Your instructions
Lines that contain the string "code" are to be copied; leave out all others.

╭─ Listed entries

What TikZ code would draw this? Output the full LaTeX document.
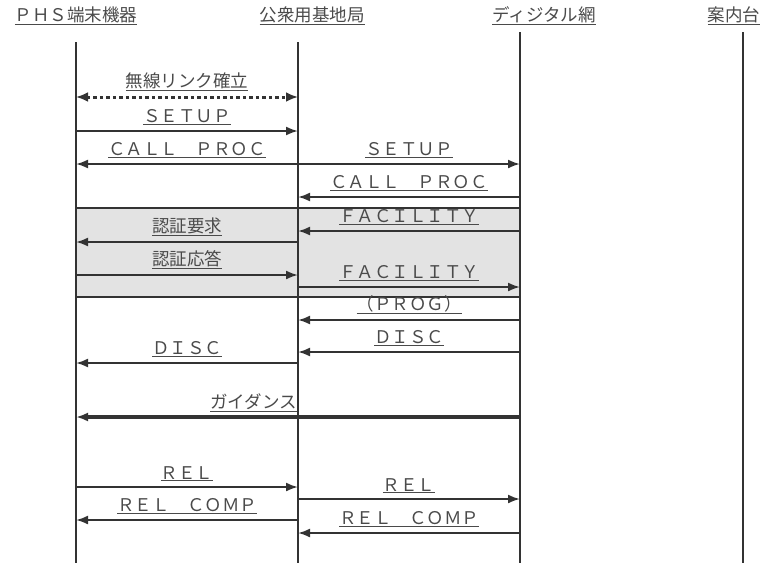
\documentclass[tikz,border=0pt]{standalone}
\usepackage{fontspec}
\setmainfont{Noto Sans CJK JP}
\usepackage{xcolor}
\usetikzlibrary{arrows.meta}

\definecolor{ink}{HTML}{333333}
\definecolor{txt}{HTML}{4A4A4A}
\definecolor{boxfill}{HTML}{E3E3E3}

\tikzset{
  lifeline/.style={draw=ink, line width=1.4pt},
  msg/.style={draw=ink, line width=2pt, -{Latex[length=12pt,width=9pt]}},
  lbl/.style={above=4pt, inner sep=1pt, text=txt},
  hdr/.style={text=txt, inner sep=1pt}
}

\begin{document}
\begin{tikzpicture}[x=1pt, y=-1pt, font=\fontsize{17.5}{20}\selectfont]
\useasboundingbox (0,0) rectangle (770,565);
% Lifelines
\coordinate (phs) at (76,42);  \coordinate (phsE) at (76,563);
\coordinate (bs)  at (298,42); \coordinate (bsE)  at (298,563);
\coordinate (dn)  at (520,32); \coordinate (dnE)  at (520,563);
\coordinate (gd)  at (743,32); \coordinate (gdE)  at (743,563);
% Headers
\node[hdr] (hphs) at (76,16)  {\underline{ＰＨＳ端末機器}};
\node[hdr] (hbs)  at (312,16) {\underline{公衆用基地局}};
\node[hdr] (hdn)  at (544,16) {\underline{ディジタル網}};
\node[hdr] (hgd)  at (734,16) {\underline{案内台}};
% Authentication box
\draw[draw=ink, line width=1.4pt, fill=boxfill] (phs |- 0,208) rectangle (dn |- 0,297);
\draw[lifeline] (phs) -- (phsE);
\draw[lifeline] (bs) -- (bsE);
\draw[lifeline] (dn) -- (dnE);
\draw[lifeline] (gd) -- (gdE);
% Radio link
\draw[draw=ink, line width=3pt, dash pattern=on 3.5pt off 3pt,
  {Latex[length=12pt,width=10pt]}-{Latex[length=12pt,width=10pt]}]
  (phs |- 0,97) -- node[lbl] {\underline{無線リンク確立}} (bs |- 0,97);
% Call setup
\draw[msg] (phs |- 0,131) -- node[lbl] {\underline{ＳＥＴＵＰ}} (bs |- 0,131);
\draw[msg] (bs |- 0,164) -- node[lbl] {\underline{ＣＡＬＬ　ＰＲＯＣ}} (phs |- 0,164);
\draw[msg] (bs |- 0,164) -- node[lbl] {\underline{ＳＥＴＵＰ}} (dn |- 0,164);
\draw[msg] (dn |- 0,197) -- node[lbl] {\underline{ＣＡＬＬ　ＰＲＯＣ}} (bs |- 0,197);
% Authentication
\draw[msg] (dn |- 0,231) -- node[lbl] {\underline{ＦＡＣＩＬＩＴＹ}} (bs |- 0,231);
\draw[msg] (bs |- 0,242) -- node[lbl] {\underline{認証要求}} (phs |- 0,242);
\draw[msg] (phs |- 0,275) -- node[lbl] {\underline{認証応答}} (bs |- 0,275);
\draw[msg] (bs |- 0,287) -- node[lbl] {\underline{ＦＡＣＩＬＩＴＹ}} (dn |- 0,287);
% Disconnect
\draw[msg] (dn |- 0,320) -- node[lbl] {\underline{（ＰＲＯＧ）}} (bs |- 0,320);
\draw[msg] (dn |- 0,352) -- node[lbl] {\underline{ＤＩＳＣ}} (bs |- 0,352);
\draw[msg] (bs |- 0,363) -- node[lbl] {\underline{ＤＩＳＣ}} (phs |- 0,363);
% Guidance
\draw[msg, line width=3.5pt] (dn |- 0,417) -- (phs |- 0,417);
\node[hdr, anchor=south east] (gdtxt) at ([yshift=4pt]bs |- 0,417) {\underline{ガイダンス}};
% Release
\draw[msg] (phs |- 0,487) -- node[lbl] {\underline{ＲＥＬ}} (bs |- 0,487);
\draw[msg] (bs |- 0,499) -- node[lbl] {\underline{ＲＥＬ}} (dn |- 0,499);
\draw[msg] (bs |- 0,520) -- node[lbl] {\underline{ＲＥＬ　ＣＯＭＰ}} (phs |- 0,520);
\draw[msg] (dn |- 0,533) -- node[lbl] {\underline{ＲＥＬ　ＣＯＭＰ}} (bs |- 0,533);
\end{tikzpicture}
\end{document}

╰─
╭─ Listed entries

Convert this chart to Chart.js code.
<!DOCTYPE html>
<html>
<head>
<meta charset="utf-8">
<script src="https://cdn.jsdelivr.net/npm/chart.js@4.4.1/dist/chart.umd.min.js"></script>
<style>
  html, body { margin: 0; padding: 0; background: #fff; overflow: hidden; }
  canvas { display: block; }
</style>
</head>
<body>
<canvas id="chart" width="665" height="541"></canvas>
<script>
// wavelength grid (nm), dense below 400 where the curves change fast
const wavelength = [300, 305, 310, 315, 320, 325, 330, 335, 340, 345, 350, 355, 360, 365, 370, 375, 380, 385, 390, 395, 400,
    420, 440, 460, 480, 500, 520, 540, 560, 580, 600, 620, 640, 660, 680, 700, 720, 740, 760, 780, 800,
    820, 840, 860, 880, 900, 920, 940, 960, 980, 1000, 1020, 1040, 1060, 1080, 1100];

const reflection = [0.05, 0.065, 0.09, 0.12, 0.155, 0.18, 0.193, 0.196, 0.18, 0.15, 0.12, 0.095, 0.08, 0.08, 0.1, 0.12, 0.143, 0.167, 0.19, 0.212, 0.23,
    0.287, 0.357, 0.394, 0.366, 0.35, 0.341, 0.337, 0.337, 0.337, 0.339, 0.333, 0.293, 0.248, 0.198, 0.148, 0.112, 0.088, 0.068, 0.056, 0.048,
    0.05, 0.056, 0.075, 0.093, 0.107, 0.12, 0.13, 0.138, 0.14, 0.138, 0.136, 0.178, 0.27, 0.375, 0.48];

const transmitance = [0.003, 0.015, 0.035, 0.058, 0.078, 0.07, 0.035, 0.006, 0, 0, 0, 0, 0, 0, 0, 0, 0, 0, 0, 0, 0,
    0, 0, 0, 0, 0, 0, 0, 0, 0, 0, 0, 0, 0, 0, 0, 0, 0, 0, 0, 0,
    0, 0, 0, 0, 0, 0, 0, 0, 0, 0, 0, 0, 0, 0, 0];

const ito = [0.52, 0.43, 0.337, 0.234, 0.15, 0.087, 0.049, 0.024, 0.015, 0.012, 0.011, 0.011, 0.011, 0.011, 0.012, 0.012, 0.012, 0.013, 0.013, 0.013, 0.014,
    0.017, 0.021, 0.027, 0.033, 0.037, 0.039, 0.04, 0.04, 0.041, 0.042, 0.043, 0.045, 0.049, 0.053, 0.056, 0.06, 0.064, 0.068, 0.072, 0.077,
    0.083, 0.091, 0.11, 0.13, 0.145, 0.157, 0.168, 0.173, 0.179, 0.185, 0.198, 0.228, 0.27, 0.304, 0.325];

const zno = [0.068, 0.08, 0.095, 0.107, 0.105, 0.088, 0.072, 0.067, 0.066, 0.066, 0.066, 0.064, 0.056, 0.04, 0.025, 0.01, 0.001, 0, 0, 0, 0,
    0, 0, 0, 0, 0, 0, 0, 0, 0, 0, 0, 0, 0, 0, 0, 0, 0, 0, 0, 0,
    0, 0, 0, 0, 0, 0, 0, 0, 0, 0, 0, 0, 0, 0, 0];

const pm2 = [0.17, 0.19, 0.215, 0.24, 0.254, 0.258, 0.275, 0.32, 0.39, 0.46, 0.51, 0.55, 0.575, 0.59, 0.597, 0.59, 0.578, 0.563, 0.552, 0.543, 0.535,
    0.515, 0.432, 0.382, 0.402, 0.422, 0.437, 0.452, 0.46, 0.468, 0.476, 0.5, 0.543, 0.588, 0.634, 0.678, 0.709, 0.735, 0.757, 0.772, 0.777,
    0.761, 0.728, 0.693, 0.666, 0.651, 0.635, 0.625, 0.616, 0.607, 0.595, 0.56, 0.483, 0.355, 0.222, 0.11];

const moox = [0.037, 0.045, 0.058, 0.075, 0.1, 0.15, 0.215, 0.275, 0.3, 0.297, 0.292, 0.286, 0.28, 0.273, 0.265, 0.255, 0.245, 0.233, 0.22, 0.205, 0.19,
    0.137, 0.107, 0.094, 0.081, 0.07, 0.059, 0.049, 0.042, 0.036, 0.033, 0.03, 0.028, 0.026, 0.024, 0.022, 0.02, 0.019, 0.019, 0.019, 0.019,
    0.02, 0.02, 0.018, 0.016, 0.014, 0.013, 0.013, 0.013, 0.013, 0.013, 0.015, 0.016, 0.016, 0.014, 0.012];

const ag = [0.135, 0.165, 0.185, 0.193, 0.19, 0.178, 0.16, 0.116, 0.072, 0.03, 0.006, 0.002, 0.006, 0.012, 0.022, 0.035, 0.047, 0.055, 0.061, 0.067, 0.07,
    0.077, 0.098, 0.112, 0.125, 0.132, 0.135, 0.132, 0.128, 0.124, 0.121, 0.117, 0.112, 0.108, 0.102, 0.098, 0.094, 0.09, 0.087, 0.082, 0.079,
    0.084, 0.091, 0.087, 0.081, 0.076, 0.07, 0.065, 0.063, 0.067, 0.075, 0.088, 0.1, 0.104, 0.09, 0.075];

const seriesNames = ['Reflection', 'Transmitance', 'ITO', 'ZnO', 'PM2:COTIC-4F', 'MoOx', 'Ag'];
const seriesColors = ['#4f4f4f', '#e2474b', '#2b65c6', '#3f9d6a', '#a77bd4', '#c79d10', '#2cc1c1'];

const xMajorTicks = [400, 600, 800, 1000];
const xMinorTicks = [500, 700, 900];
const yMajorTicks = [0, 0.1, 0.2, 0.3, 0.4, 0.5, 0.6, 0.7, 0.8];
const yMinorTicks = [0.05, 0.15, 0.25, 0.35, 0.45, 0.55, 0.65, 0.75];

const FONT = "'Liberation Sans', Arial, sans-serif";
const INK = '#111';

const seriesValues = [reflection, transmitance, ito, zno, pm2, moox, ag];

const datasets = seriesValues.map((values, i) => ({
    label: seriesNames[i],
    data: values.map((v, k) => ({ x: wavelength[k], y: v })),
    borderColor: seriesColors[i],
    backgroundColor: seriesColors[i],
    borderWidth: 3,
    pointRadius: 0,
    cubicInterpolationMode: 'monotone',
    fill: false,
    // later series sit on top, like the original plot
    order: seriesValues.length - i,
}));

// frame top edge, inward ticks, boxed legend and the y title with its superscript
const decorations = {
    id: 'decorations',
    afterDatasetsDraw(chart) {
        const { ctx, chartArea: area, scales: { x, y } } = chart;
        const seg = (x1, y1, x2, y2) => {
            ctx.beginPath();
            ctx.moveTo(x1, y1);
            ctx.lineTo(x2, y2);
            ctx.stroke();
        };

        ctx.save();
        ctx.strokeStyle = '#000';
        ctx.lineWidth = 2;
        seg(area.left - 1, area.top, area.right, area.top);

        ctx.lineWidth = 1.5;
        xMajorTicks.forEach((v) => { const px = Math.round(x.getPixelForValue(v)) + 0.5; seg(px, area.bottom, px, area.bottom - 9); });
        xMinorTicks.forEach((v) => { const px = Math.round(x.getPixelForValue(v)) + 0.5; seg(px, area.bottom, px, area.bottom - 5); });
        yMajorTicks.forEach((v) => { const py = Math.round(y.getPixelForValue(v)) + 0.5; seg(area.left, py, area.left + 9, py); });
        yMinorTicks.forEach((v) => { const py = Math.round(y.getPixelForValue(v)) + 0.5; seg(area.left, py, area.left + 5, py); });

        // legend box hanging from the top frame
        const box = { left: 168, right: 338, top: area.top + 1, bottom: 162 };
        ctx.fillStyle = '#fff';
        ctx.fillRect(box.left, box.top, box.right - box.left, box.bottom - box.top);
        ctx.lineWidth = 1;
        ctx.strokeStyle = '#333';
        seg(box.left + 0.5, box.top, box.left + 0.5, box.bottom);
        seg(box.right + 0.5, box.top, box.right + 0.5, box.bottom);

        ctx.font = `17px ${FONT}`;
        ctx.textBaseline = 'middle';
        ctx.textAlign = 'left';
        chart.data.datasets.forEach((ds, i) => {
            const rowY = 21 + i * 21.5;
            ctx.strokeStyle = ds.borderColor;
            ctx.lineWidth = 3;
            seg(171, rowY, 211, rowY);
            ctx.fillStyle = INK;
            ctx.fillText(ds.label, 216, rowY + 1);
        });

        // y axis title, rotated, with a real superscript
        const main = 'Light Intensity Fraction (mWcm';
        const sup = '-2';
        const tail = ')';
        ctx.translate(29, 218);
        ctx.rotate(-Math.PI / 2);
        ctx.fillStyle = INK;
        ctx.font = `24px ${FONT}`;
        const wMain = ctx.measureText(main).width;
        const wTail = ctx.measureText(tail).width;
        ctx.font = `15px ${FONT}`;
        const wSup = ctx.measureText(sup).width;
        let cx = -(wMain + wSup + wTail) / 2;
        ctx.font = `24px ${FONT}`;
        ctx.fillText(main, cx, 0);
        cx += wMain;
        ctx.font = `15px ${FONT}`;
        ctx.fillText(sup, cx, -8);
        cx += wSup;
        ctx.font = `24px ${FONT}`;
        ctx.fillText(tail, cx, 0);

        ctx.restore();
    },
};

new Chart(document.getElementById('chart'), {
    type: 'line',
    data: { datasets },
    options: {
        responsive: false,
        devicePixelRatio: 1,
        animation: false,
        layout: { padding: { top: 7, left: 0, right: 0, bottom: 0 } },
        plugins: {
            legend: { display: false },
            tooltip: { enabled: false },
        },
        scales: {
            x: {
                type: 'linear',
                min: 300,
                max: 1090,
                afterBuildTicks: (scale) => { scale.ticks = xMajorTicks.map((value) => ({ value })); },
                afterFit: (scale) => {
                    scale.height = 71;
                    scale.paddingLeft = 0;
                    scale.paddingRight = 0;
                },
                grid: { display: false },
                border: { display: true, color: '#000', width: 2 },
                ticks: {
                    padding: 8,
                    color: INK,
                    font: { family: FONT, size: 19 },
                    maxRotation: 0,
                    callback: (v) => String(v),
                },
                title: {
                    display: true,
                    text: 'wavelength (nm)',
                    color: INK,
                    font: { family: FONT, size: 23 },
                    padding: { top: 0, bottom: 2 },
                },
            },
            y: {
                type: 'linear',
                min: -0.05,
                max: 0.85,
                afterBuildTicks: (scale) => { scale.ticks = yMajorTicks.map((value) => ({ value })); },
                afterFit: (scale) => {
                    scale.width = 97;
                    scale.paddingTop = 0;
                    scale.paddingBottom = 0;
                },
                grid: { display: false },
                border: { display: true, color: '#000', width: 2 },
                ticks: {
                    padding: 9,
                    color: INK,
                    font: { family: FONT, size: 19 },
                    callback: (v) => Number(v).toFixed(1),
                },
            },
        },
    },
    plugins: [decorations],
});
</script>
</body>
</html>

╰─
╭─ Listed entries

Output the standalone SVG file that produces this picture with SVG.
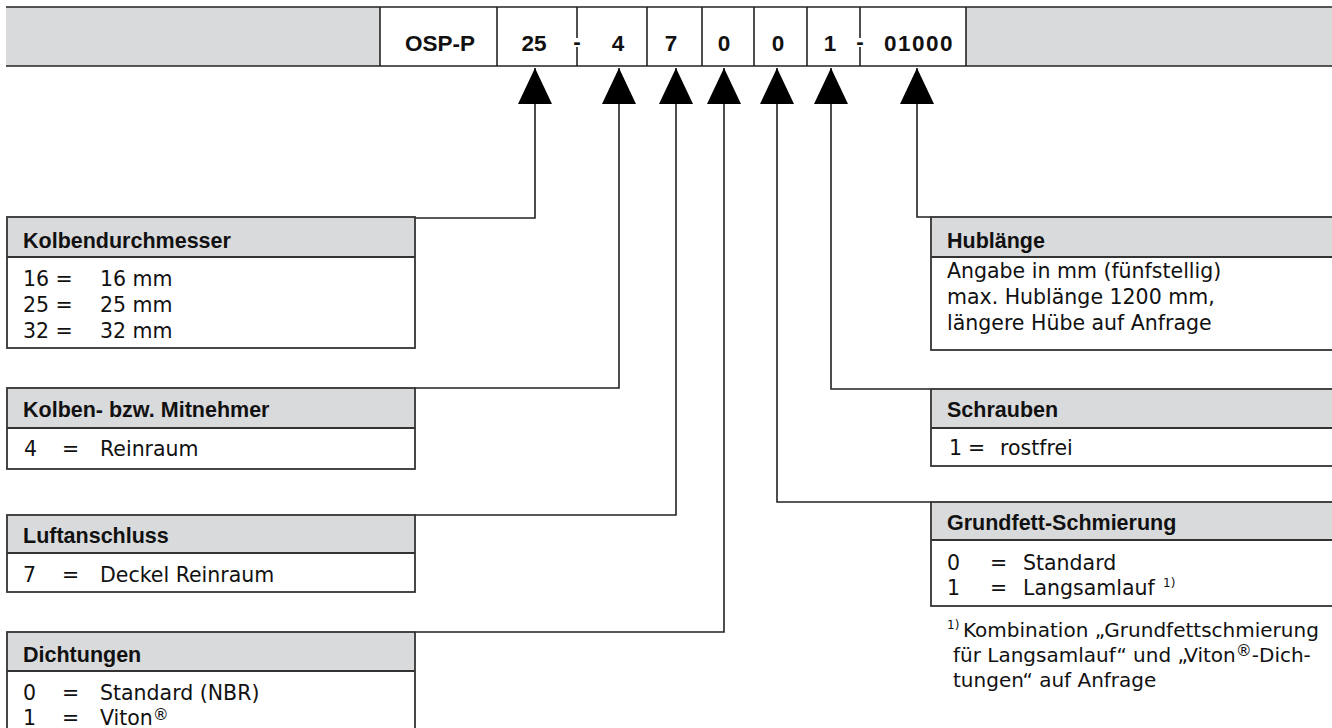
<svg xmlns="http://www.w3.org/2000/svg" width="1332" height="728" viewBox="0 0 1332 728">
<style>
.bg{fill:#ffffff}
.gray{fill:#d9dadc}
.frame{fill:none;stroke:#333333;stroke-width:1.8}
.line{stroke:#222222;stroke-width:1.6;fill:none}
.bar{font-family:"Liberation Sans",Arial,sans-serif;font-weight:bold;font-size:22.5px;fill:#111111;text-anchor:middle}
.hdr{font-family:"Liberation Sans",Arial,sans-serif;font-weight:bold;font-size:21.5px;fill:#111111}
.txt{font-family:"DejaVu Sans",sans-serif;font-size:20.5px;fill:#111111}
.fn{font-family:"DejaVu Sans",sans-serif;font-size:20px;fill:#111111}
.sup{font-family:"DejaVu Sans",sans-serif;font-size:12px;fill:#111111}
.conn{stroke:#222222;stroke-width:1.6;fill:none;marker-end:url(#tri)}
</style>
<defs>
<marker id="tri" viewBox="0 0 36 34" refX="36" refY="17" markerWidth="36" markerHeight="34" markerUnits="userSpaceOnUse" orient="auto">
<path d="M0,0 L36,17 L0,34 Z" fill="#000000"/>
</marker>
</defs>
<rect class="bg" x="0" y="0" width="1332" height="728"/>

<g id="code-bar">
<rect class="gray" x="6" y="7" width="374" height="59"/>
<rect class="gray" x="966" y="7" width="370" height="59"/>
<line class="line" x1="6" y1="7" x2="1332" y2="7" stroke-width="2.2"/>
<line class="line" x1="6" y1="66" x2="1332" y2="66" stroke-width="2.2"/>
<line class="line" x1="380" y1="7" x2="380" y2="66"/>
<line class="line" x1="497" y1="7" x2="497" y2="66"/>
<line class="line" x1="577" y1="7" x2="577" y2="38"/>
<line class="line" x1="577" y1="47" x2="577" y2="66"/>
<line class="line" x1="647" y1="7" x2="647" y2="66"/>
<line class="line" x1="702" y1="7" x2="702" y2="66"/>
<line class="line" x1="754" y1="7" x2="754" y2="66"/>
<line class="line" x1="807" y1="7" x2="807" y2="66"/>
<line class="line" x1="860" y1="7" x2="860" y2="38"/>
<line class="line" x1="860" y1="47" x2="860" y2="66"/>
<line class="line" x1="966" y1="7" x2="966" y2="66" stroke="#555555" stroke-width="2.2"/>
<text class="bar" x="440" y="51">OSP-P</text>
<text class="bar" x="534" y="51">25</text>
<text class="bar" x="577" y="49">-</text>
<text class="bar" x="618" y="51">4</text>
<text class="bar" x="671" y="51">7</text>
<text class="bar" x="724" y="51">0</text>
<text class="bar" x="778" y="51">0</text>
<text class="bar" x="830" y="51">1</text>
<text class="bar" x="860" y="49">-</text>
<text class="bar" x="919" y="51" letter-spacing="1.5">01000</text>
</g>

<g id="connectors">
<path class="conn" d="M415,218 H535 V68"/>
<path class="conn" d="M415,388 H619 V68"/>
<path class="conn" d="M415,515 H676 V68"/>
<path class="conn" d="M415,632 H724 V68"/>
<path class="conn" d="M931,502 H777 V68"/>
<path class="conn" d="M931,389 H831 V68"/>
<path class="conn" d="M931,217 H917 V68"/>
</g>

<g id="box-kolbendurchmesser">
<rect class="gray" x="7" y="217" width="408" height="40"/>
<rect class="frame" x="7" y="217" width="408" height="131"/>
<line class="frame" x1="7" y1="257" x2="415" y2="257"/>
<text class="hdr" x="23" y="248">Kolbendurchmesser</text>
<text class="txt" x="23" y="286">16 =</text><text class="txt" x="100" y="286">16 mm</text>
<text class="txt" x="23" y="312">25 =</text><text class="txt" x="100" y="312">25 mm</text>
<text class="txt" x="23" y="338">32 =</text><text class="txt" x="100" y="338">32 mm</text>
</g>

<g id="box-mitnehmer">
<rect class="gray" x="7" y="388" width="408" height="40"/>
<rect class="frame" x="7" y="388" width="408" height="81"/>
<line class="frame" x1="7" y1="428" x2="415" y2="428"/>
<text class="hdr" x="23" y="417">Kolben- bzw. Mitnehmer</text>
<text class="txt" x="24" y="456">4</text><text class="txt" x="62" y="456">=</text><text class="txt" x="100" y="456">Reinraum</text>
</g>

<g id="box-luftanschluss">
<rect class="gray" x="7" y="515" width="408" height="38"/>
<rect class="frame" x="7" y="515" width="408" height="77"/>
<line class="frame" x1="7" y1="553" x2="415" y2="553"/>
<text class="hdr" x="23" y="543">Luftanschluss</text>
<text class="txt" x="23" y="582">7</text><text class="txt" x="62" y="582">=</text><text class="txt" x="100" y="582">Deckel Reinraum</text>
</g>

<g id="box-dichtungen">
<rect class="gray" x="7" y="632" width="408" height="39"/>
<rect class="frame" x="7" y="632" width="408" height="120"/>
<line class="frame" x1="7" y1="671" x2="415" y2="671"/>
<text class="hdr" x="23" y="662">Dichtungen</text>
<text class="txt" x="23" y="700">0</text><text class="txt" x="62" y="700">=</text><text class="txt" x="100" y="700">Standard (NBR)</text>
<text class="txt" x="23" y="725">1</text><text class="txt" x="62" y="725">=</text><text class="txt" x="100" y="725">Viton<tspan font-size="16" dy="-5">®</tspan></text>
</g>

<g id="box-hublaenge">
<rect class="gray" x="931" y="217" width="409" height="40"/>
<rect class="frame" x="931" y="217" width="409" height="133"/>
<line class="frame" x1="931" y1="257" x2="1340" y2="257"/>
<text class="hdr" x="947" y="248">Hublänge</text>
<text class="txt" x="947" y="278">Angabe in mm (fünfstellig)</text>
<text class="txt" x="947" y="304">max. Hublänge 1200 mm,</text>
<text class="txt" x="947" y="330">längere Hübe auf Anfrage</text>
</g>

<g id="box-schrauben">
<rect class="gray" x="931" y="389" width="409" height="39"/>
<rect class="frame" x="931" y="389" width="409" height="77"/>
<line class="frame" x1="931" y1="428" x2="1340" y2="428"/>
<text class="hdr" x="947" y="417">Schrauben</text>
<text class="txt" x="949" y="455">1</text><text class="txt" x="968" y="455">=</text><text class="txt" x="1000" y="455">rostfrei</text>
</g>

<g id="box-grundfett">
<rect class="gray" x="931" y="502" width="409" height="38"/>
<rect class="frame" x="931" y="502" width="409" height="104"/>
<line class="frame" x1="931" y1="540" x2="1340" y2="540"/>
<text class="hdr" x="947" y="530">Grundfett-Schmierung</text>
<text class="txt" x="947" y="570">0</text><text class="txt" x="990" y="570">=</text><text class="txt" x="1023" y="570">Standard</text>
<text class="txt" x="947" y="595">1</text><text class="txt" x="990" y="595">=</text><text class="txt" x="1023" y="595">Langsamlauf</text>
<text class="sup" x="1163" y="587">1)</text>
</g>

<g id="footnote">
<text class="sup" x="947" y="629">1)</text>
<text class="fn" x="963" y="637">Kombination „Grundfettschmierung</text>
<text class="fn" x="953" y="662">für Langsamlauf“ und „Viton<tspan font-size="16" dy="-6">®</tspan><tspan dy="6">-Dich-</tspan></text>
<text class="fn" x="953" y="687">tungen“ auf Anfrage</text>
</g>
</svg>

╰─

Task output
What TikZ code would draw this? Output the full LaTeX document.
Convert this chart to Chart.js code.
<g id="code-bar">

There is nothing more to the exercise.